I foresee a change in money for a few reasons:
 o Government Regulation tends to increase our need to serve money
   by causing even land owners to own taxes on land.
 o The past economy of depletible resources is being supplanted by
   an economy of undepletible knowledge and information.
   (It's not "spent" when shared.)
 o With every new invention, we see that there is less work that we
   'have to' do, as more of it it done by technology. Yet likewise
there is less work we HAVE 'to do,' and jobs become fewer or less
   rewarding. Eventually, this could hit critical mass if the old
   monetary "merit system" determines who controls the others' holdings.

It is a characteristic of humans (at least here in America) to desire
Freedom. Yet we currently are enslaved to money, forsaking our personal
interests in exchange for 'earning our keep.' It was worse in the
Industrial Era, where the few individuals who run the corporations were
the ones whose personal interests the business best served.

These days, we are seeing a shift.
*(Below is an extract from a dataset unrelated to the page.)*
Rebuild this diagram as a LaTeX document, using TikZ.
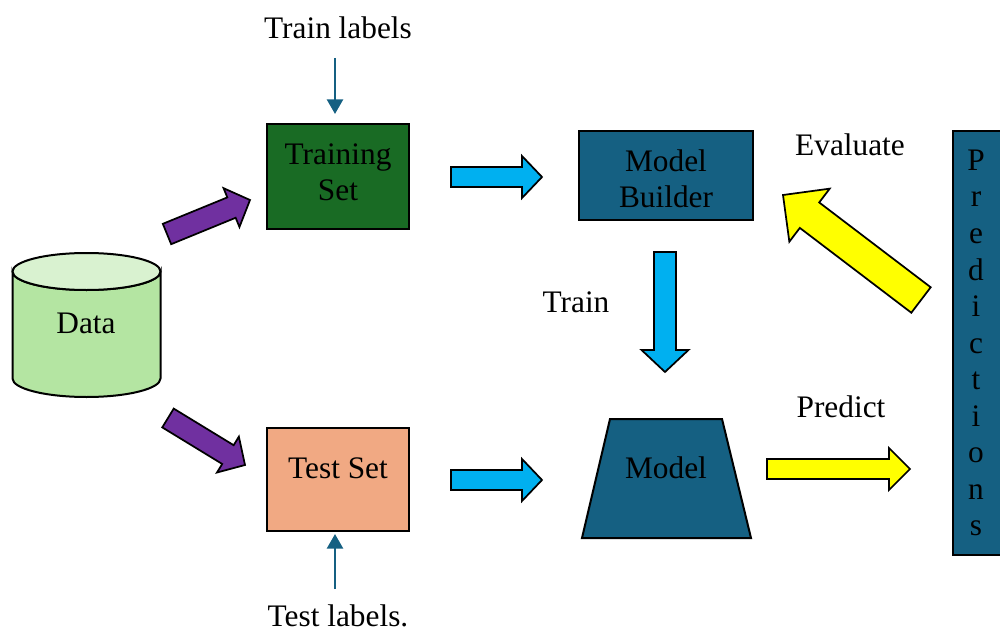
\documentclass[tikz,border=0pt]{standalone}
\usepackage{fontspec}
\setmainfont{Liberation Serif}
\usetikzlibrary{calc,shapes.geometric,arrows.meta}
\definecolor{tealbox}{HTML}{156082}
\definecolor{greenbox}{HTML}{196B24}
\definecolor{salmonbox}{HTML}{F1A983}
\definecolor{databody}{HTML}{B4E5A2}
\definecolor{datatop}{HTML}{D9F2D0}
\definecolor{purplearrc}{HTML}{7030A0}
\definecolor{cyanarrc}{HTML}{00B0F0}
\definecolor{yellowarrc}{HTML}{FFFF00}
\newcommand{\blockarrow}[7]{%
  \coordinate (#1-t) at (#3);
  \coordinate (#1-h) at (#4);
  \coordinate (#1-b) at ($(#1-h)!#7!(#1-t)$);
  \draw[#2] ($(#1-t)!#5!90:(#1-h)$) -- ($(#1-b)!#5!90:(#1-h)$) -- ($(#1-b)!#6!90:(#1-h)$)
    -- (#1-h) -- ($(#1-b)!#6!-90:(#1-h)$) -- ($(#1-b)!#5!-90:(#1-h)$) -- ($(#1-t)!#5!-90:(#1-h)$) -- cycle;
}
\tikzset{
  lbl/.style={font=\fontsize{23.5}{27}\selectfont, inner sep=0pt, align=center},
  box/.style={draw=black, line width=1.5pt, inner sep=0pt},
  blockarr/.style={draw=black, line width=1.3pt, line join=miter},
  purplearr/.style={blockarr, fill=purplearrc},
  cyanarr/.style={blockarr, fill=cyanarrc},
  yellowarr/.style={blockarr, fill=yellowarrc},
  thinarrow/.style={draw=tealbox, line width=2pt, -{Triangle[length=11pt,width=12pt]}},
}
\begin{document}
\begin{tikzpicture}[x=0.75pt,y=-0.75pt]
\useasboundingbox (0,0) rectangle (1000,635);
\clip (0,0) rectangle (1000,635);

% Data cylinder
\filldraw[fill=databody, draw=black, line width=1.5pt]
  (12.5,271.5) -- (12.5,378.5) arc[start angle=180, end angle=0, x radius=74, y radius=18.5]
  -- (160.5,271.5) arc[start angle=0, end angle=180, x radius=74, y radius=18.5] -- cycle;
\filldraw[fill=datatop, draw=black, line width=1.5pt] (86.5,271.5) ellipse[x radius=74, y radius=18.5];
\node[lbl] (data) at (86,323) {Data};

% boxes
\node[box, fill=greenbox, minimum width=106.5pt, minimum height=78.75pt] (train) at (338,176.5) {};
\node[lbl] (traintxt) at (338,172) {Training\\Set};
\node[box, fill=salmonbox, minimum width=106.5pt, minimum height=77.25pt] (test) at (338,479.5) {};
\node[lbl] (testtxt) at (338,468) {Test Set};
\node[box, fill=tealbox, minimum width=130.5pt, minimum height=66.75pt] (builder) at (666,175.5) {};
\node[lbl] (buildertxt) at (666,179) {Model\\Builder};
\filldraw[fill=tealbox, draw=black, line width=1.5pt] (610,419) -- (722,419) -- (751,538) -- (582,538) -- cycle;
\node[lbl] (model) at (666,468) {Model};
\node[box, fill=tealbox, minimum width=39pt, minimum height=318pt] (pred) at (979,343) {};
\node[lbl, font=\fontsize{23.5}{27.4}\selectfont] (predtxt) at (976,343) {P\\r\\e\\d\\i\\c\\t\\i\\o\\n\\s};

% labels
\node[lbl] (trainlbl) at (338,28) {Train labels};
\node[lbl] (testlbl) at (338,616) {Test labels.};
\node[lbl] (evallbl) at (850,145) {Evaluate};
\node[lbl] (trainword) at (576,302) {Train};
\node[lbl] (predictlbl) at (841,407) {Predict};

% thin arrows
\coordinate (trainarrs) at (335,58);
\coordinate (testarrs) at (335,589);
\draw[thinarrow, shorten >=6.75pt] (trainarrs) -- (trainarrs |- train.north);
\draw[thinarrow, shorten >=1.5pt] (testarrs) -- (testarrs |- test.south);

% block arrows
\blockarrow{pa1}{purplearr}{167,234}{250,200}{8.25pt}{15.75pt}{15pt}
\blockarrow{pa2}{purplearr}{168,418}{245,465}{8.25pt}{15.75pt}{15pt}
\blockarrow{ca1}{cyanarr}{451,177}{542,177}{7.5pt}{15.75pt}{15pt}
\blockarrow{ca2}{cyanarr}{451,480}{542,480}{7.5pt}{15.75pt}{15pt}
\blockarrow{ca3}{cyanarr}{665,252}{665,372}{8.25pt}{17.6pt}{16.5pt}
\blockarrow{ya1}{yellowarr}{921,300}{783,195}{12pt}{25pt}{25pt}
\blockarrow{ya2}{yellowarr}{767,469}{910,469}{7.5pt}{15.75pt}{15.75pt}
\end{tikzpicture}
\end{document}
A business holds together if there
are enough players who are unified by a common goal or vision. A boss's
desires are rarely served by 'mindless masses' anymore... but there is
still the power of numbers when a team is unified by purpose. (And
still the scarey existance of mass-produced mob mentalities.) Yet these
days humans are not interchangible parts... they have skills, knowledge,
and interests that determine their value to a team.
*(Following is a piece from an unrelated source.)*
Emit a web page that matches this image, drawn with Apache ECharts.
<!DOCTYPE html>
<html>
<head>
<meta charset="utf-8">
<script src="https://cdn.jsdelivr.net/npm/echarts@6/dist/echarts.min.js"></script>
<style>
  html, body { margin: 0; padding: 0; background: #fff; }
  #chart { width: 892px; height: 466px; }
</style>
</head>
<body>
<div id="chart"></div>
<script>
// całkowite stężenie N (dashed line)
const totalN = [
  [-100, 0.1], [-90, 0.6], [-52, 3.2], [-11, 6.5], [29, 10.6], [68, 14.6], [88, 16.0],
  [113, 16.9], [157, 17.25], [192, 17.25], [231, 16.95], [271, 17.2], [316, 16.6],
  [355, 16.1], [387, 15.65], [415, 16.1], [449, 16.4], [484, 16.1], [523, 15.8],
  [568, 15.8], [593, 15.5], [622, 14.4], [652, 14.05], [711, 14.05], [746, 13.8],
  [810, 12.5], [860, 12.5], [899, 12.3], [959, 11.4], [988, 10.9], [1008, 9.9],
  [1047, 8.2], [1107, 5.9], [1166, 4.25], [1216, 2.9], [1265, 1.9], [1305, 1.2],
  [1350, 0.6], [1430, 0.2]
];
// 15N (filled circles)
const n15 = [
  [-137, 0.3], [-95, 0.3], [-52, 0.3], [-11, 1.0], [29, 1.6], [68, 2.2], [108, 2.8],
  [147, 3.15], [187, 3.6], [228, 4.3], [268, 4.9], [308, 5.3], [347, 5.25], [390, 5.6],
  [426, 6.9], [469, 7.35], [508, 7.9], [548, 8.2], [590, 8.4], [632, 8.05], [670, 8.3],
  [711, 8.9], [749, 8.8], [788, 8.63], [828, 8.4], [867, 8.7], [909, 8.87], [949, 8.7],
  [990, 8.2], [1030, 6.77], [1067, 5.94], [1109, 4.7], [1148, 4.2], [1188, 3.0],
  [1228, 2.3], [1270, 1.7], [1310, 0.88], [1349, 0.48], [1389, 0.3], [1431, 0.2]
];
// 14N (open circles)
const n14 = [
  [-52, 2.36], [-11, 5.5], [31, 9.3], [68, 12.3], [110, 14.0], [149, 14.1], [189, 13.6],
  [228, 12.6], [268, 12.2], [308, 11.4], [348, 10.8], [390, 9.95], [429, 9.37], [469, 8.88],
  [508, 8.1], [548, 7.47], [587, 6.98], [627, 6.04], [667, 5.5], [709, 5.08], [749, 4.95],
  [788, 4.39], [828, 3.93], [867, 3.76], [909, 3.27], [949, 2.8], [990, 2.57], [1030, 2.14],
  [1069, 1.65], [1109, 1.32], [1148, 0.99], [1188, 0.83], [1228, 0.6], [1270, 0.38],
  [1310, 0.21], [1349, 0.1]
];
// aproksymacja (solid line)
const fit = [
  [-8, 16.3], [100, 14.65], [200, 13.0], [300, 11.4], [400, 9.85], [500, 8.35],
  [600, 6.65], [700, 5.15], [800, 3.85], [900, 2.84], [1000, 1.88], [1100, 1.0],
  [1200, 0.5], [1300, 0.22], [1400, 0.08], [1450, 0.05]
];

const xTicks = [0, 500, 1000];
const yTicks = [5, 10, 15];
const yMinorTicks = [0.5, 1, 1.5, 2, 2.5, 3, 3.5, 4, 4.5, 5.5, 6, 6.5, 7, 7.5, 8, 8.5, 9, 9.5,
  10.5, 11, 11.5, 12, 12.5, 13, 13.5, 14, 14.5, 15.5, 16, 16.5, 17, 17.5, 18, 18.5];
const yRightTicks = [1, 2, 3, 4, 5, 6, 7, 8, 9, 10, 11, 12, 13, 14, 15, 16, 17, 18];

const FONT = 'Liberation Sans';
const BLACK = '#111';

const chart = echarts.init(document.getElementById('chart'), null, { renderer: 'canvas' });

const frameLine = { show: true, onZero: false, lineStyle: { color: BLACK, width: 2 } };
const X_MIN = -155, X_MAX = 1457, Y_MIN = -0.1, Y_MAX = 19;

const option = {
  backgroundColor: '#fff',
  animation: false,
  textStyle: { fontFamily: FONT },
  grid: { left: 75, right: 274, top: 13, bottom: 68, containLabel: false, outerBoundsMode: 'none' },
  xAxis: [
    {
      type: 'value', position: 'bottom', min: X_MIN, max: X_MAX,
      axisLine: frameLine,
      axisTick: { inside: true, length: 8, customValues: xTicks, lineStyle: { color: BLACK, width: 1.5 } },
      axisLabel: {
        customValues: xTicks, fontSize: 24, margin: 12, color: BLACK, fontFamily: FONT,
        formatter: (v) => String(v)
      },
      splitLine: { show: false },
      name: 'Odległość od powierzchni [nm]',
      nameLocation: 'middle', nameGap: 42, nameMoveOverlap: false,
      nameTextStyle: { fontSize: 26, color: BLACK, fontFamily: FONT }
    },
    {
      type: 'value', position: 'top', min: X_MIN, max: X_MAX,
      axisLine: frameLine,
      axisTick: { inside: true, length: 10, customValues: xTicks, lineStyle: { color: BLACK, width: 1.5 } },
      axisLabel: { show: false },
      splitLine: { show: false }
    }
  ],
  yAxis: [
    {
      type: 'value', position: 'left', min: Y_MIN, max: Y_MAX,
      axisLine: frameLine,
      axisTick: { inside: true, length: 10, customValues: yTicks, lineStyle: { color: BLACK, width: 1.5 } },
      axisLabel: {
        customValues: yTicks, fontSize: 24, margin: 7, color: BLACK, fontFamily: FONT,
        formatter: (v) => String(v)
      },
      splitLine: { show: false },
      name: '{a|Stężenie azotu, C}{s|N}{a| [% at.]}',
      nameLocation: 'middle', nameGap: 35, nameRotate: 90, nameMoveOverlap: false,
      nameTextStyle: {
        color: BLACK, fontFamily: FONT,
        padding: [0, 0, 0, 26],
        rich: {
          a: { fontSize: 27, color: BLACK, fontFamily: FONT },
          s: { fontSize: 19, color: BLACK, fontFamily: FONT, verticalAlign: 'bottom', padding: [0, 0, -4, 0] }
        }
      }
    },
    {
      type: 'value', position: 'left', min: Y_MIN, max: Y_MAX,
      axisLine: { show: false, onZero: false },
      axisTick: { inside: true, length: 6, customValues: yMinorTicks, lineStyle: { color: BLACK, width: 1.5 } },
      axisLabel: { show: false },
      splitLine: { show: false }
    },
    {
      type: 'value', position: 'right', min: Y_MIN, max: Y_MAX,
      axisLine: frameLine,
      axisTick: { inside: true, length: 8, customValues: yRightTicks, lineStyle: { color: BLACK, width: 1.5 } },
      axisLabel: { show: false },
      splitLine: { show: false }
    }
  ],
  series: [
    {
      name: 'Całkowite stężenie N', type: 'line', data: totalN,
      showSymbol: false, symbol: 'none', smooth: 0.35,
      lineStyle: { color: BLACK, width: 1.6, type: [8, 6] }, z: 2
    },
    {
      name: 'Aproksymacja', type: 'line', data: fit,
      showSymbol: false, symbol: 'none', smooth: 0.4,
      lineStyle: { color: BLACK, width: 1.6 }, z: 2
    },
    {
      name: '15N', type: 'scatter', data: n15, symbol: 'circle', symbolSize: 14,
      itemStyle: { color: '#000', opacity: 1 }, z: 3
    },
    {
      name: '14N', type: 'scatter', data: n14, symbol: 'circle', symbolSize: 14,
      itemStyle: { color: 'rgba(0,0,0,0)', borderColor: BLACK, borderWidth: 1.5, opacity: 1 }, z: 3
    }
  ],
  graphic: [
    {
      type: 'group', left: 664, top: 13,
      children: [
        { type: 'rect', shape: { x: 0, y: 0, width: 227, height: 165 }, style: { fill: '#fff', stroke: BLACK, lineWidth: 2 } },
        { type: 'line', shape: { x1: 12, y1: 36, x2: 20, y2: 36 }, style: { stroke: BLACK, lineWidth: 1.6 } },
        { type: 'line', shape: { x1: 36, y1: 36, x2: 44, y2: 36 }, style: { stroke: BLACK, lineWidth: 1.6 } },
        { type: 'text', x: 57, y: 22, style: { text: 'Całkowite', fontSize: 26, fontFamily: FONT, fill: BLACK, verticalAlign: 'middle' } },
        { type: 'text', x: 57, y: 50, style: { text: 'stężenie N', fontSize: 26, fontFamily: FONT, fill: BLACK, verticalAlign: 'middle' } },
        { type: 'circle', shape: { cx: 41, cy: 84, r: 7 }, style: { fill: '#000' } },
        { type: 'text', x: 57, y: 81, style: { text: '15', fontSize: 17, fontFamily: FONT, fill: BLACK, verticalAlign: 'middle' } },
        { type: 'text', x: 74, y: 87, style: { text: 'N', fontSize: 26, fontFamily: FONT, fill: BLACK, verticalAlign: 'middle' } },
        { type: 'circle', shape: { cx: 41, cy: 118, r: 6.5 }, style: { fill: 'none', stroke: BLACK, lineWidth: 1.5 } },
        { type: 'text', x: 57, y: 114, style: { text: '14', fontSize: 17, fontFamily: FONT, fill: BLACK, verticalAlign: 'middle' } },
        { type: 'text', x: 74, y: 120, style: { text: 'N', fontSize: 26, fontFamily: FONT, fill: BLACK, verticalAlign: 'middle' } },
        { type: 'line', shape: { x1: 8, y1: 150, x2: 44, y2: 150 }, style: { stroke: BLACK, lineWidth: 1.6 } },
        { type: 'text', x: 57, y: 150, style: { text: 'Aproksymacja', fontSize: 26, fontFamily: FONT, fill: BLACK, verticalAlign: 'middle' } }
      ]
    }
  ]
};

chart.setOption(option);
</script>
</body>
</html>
Commodities are valued differently by everyone. It puzzles me how the
stock market determines so much of value when this planet is actually
covered by six billion walking talking economies of their own! Some
produce surplusses of their special commodity, but won't share it unless
convinced that your use would serve their interests. (Often from a
marketting angle.)

There are some good reads found at http://www.newciv.org ,
but I still think that the solution lies in a paradigm shift,
from hierarchial client-server money-consumer notions, to
a peer-to-peer sharing of interests and efforts. If we make it worth
while for people to direct their efforts together with our own, it could
conceivably obsolete the monitary system.